[begin DATA PROVIDED]

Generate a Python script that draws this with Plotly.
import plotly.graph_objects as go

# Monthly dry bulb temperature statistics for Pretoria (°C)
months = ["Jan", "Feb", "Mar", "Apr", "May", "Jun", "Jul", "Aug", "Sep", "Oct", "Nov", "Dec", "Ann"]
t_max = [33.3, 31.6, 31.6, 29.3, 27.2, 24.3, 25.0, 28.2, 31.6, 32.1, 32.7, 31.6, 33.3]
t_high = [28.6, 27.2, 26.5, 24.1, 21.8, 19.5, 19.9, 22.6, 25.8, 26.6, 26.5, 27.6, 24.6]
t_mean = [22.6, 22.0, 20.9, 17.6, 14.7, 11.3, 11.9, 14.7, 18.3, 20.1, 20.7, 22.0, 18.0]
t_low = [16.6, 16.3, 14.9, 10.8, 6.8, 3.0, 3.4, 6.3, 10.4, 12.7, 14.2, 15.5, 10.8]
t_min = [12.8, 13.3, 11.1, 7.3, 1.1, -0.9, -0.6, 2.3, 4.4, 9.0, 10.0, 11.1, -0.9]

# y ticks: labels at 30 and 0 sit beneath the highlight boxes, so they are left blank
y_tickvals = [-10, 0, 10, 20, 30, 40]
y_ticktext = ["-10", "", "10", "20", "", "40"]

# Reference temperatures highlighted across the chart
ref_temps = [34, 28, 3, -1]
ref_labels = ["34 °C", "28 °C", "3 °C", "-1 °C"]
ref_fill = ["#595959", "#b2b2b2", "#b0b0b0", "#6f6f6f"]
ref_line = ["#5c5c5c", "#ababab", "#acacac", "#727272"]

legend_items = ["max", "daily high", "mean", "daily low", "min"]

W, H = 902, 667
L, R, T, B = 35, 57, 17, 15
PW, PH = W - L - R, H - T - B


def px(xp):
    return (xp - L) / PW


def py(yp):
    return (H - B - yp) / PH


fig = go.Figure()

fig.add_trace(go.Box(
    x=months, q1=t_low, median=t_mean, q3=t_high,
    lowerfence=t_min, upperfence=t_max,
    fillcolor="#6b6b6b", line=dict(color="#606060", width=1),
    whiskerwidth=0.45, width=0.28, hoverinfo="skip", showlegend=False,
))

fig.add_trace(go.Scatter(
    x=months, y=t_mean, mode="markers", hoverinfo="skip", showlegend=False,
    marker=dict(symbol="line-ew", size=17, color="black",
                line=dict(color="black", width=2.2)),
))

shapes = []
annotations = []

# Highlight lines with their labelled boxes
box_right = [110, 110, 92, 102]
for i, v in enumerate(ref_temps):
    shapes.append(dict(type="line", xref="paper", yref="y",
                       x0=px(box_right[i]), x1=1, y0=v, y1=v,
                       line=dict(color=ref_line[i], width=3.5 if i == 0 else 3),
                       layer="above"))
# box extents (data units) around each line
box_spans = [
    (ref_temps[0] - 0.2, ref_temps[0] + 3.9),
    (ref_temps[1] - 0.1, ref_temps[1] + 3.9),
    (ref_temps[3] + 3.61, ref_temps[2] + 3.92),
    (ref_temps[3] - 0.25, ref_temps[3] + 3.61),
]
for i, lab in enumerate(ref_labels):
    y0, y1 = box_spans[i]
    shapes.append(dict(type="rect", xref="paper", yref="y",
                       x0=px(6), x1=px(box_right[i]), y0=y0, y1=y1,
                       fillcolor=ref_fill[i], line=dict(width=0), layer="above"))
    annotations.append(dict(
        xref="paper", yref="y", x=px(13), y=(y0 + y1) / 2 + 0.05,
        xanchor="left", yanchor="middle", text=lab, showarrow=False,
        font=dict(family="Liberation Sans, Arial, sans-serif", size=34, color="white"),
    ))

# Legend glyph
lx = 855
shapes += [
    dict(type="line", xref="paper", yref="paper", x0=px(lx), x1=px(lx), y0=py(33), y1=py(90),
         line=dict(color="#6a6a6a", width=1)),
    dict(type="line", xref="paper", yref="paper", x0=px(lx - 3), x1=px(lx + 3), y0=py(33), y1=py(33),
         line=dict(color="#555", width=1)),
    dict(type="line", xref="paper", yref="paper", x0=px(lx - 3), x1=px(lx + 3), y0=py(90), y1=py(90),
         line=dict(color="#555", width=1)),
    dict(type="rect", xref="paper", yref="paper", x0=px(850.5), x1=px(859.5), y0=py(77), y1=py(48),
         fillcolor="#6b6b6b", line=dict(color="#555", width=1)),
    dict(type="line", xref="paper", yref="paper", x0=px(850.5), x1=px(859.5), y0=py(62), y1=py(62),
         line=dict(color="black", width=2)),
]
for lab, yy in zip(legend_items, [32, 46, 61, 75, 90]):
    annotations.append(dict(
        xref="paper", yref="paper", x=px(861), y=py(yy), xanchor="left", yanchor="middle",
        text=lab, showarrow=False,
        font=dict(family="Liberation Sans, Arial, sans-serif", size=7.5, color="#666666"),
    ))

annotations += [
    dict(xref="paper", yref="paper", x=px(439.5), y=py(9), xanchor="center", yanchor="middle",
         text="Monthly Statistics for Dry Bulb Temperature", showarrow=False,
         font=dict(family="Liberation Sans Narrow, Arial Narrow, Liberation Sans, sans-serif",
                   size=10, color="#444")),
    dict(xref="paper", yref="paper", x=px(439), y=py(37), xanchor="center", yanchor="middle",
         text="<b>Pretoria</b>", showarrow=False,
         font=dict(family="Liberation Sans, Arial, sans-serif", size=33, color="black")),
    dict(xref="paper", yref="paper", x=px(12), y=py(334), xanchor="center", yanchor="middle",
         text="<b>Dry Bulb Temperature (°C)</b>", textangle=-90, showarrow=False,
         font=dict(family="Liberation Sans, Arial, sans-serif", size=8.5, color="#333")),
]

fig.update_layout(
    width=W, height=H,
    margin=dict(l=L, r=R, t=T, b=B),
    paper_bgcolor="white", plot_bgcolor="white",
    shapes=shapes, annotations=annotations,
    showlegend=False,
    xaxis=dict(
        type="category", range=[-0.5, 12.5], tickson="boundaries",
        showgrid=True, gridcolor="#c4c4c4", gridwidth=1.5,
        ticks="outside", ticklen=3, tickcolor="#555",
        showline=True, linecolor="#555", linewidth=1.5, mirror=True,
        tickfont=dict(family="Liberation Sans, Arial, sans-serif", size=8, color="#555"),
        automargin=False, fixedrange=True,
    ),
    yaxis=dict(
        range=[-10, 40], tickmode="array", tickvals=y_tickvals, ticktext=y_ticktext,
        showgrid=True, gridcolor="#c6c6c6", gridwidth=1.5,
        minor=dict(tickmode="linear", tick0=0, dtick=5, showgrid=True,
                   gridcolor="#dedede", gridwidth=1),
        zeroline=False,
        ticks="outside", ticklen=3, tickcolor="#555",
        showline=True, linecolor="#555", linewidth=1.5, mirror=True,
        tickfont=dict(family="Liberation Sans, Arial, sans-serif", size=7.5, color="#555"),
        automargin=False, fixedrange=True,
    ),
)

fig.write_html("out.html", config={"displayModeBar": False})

[end DATA PROVIDED]

WHAT THE EXERCISE ASKS —
Scan the data above; copy every line where "with" appears.

THE COMPLETED TASK —
Generate a Python script that draws this with Plotly.
# Highlight lines with their labelled boxes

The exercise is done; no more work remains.